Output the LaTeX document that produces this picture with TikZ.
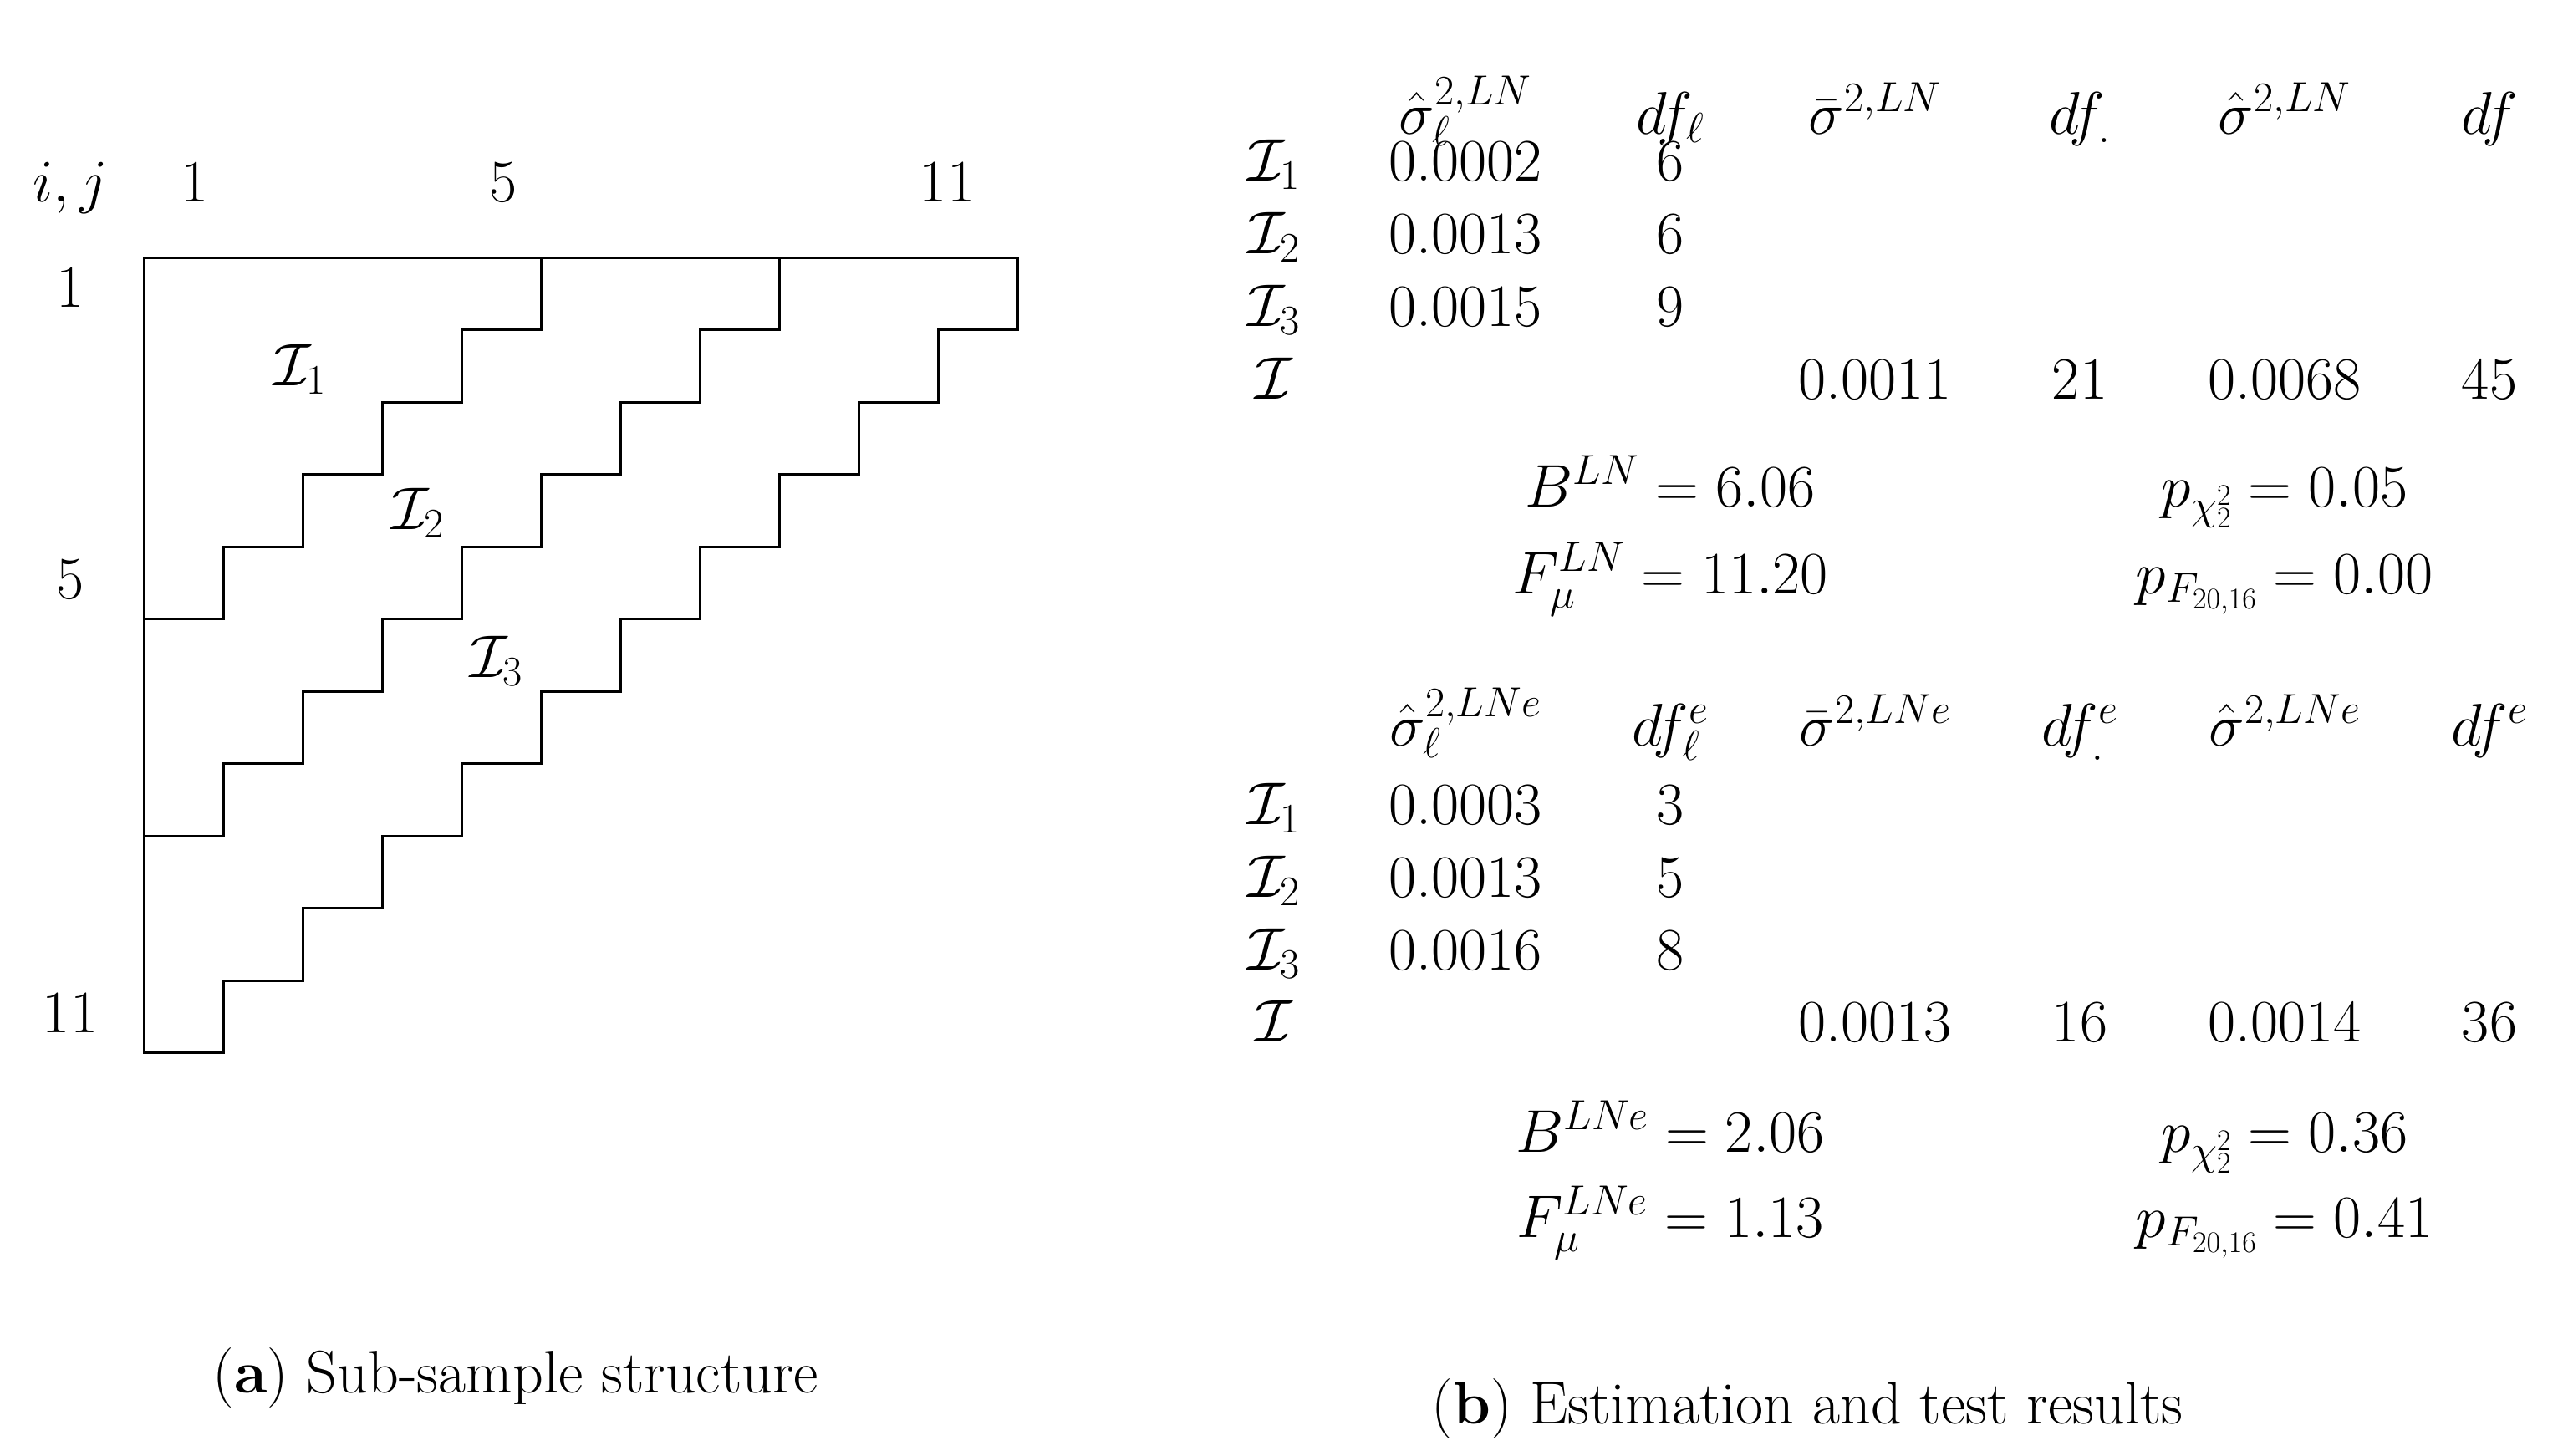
\RequirePackage{fix-cm}
\documentclass[tikz,border=0pt]{standalone}
\usepackage{amsmath}
\begin{document}
\begin{tikzpicture}[x=1pt,y=-1pt,
  t/.style={anchor=base,inner sep=0pt,font=\fontsize{72}{86}\selectfont},
  stair/.style={line width=3pt,line join=miter}]
\useasboundingbox (0,0) rectangle (3072,1741);
% staircase
\begin{scope}[shift={(172,308)},x=95pt,y=-86.5pt]
\draw[stair] (0,0) -- (11,0) \foreach \k in {0,...,10}{ -- ({11-\k},{\k+1}) -- ({10-\k},{\k+1})} -- cycle;
\draw[stair] (5,0) \foreach \k in {0,...,4}{ -- ({5-\k},{\k+1}) -- ({4-\k},{\k+1})};
\draw[stair] (8,0) \foreach \k in {0,...,7}{ -- ({8-\k},{\k+1}) -- ({7-\k},{\k+1})};
\end{scope}
\node[t] (ij) at (84,241) {$i,j$};
\node[t] (c1) at (233,241) {1};
\node[t] (c5) at (602,241) {5};
\node[t] (c11) at (1133,241) {11};
\node[t] (r1) at (84,367) {1};
\node[t] (r5) at (84,716) {5};
\node[t] (r11) at (84,1235) {11};
\node[t] (i1) at (359,461) {$\mathcal{I}_1$};
\node[t] (i2) at (500,633) {$\mathcal{I}_2$};
\node[t] (i3) at (594,810) {$\mathcal{I}_3$};
% table 1
\node[t] (h1) at (1753,160) {$\hat\sigma^{2,LN}_\ell$};
\node[t] (h2) at (1998,160) {$df_\ell$};
\node[t] (h3) at (2243,160) {$\bar\sigma^{2,LN}$};
\node[t] (h4) at (2488,160) {$df_{.}$};
\node[t] (h5) at (2733,160) {$\hat\sigma^{2,LN}$};
\node[t] (h6) at (2978,160) {$df$};
\node[t] (a1) at (1524,216) {$\mathcal{I}_1$};
\node[t] (a2) at (1524,303) {$\mathcal{I}_2$};
\node[t] (a3) at (1524,390) {$\mathcal{I}_3$};
\node[t] (a4) at (1524,477) {$\mathcal{I}$};
\node[t] (v11) at (1753,216) {0.0002};
\node[t] (v12) at (1998,216) {6};
\node[t] (v21) at (1753,303) {0.0013};
\node[t] (v22) at (1998,303) {6};
\node[t] (v31) at (1753,390) {0.0015};
\node[t] (v32) at (1998,390) {9};
\node[t] (v43) at (2243,477) {0.0011};
\node[t] (v44) at (2488,477) {21};
\node[t] (v45) at (2733,477) {0.0068};
\node[t] (v46) at (2978,477) {45};
\node[t] (b1) at (1998,606) {$B^{LN}=6.06$};
\node[t] (f1) at (1998,710) {$F^{LN}_\mu=11.20$};
\node[t] (p1) at (2733,606) {$p_{\chi^2_2}=0.05$};
\node[t] (q1) at (2733,710) {$p_{F_{20,16}}=0.00$};
% table 2
\node[t] (H1) at (1753,892) {$\hat\sigma^{2,LNe}_\ell$};
\node[t] (H2) at (1998,892) {$df^e_\ell$};
\node[t] (H3) at (2243,892) {$\bar\sigma^{2,LNe}$};
\node[t] (H4) at (2488,892) {$df^e_{.}$};
\node[t] (H5) at (2733,892) {$\hat\sigma^{2,LNe}$};
\node[t] (H6) at (2978,892) {$df^e$};
\node[t] (A1) at (1524,986) {$\mathcal{I}_1$};
\node[t] (A2) at (1524,1073) {$\mathcal{I}_2$};
\node[t] (A3) at (1524,1160) {$\mathcal{I}_3$};
\node[t] (A4) at (1524,1246) {$\mathcal{I}$};
\node[t] (V11) at (1753,986) {0.0003};
\node[t] (V12) at (1998,986) {3};
\node[t] (V21) at (1753,1073) {0.0013};
\node[t] (V22) at (1998,1073) {5};
\node[t] (V31) at (1753,1160) {0.0016};
\node[t] (V32) at (1998,1160) {8};
\node[t] (V43) at (2243,1246) {0.0013};
\node[t] (V44) at (2488,1246) {16};
\node[t] (V45) at (2733,1246) {0.0014};
\node[t] (V46) at (2978,1246) {36};
\node[t] (b2) at (1998,1378) {$B^{LNe}=2.06$};
\node[t] (f2) at (1998,1480) {$F^{LNe}_\mu=1.13$};
\node[t] (p2) at (2733,1378) {$p_{\chi^2_2}=0.36$};
\node[t] (q2) at (2733,1480) {$p_{F_{20,16}}=0.41$};
% captions
\node[t] (capa) at (617,1666) {(\textbf{a}) Sub-sample structure};
\node[t] (capb) at (2162,1703) {(\textbf{b}) Estimation and test results};
\end{tikzpicture}
\end{document}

----------

**Stated problem:** Copy out all the data without changing anything, and drop the pictures.

**Task answer:**
Output the LaTeX document that produces this picture with TikZ.
\RequirePackage{fix-cm}
\documentclass[tikz,border=0pt]{standalone}
\usepackage{amsmath}
\begin{document}
\begin{tikzpicture}[x=1pt,y=-1pt,
  t/.style={anchor=base,inner sep=0pt,font=\fontsize{72}{86}\selectfont},
  stair/.style={line width=3pt,line join=miter}]
\useasboundingbox (0,0) rectangle (3072,1741);
% staircase
\begin{scope}[shift={(172,308)},x=95pt,y=-86.5pt]
\draw[stair] (0,0) -- (11,0) \foreach \k in {0,...,10}{ -- ({11-\k},{\k+1}) -- ({10-\k},{\k+1})} -- cycle;
\draw[stair] (5,0) \foreach \k in {0,...,4}{ -- ({5-\k},{\k+1}) -- ({4-\k},{\k+1})};
\draw[stair] (8,0) \foreach \k in {0,...,7}{ -- ({8-\k},{\k+1}) -- ({7-\k},{\k+1})};
\end{scope}
\node[t] (ij) at (84,241) {$i,j$};
\node[t] (c1) at (233,241) {1};
\node[t] (c5) at (602,241) {5};
\node[t] (c11) at (1133,241) {11};
\node[t] (r1) at (84,367) {1};
\node[t] (r5) at (84,716) {5};
\node[t] (r11) at (84,1235) {11};
\node[t] (i1) at (359,461) {$\mathcal{I}_1$};
\node[t] (i2) at (500,633) {$\mathcal{I}_2$};
\node[t] (i3) at (594,810) {$\mathcal{I}_3$};
% table 1
\node[t] (h1) at (1753,160) {$\hat\sigma^{2,LN}_\ell$};
\node[t] (h2) at (1998,160) {$df_\ell$};
\node[t] (h3) at (2243,160) {$\bar\sigma^{2,LN}$};
\node[t] (h4) at (2488,160) {$df_{.}$};
\node[t] (h5) at (2733,160) {$\hat\sigma^{2,LN}$};
\node[t] (h6) at (2978,160) {$df$};
\node[t] (a1) at (1524,216) {$\mathcal{I}_1$};
\node[t] (a2) at (1524,303) {$\mathcal{I}_2$};
\node[t] (a3) at (1524,390) {$\mathcal{I}_3$};
\node[t] (a4) at (1524,477) {$\mathcal{I}$};
\node[t] (v11) at (1753,216) {0.0002};
\node[t] (v12) at (1998,216) {6};
\node[t] (v21) at (1753,303) {0.0013};
\node[t] (v22) at (1998,303) {6};
\node[t] (v31) at (1753,390) {0.0015};
\node[t] (v32) at (1998,390) {9};
\node[t] (v43) at (2243,477) {0.0011};
\node[t] (v44) at (2488,477) {21};
\node[t] (v45) at (2733,477) {0.0068};
\node[t] (v46) at (2978,477) {45};
\node[t] (b1) at (1998,606) {$B^{LN}=6.06$};
\node[t] (f1) at (1998,710) {$F^{LN}_\mu=11.20$};
\node[t] (p1) at (2733,606) {$p_{\chi^2_2}=0.05$};
\node[t] (q1) at (2733,710) {$p_{F_{20,16}}=0.00$};
% table 2
\node[t] (H1) at (1753,892) {$\hat\sigma^{2,LNe}_\ell$};
\node[t] (H2) at (1998,892) {$df^e_\ell$};
\node[t] (H3) at (2243,892) {$\bar\sigma^{2,LNe}$};
\node[t] (H4) at (2488,892) {$df^e_{.}$};
\node[t] (H5) at (2733,892) {$\hat\sigma^{2,LNe}$};
\node[t] (H6) at (2978,892) {$df^e$};
\node[t] (A1) at (1524,986) {$\mathcal{I}_1$};
\node[t] (A2) at (1524,1073) {$\mathcal{I}_2$};
\node[t] (A3) at (1524,1160) {$\mathcal{I}_3$};
\node[t] (A4) at (1524,1246) {$\mathcal{I}$};
\node[t] (V11) at (1753,986) {0.0003};
\node[t] (V12) at (1998,986) {3};
\node[t] (V21) at (1753,1073) {0.0013};
\node[t] (V22) at (1998,1073) {5};
\node[t] (V31) at (1753,1160) {0.0016};
\node[t] (V32) at (1998,1160) {8};
\node[t] (V43) at (2243,1246) {0.0013};
\node[t] (V44) at (2488,1246) {16};
\node[t] (V45) at (2733,1246) {0.0014};
\node[t] (V46) at (2978,1246) {36};
\node[t] (b2) at (1998,1378) {$B^{LNe}=2.06$};
\node[t] (f2) at (1998,1480) {$F^{LNe}_\mu=1.13$};
\node[t] (p2) at (2733,1378) {$p_{\chi^2_2}=0.36$};
\node[t] (q2) at (2733,1480) {$p_{F_{20,16}}=0.41$};
% captions
\node[t] (capa) at (617,1666) {(\textbf{a}) Sub-sample structure};
\node[t] (capb) at (2162,1703) {(\textbf{b}) Estimation and test results};
\end{tikzpicture}
\end{document}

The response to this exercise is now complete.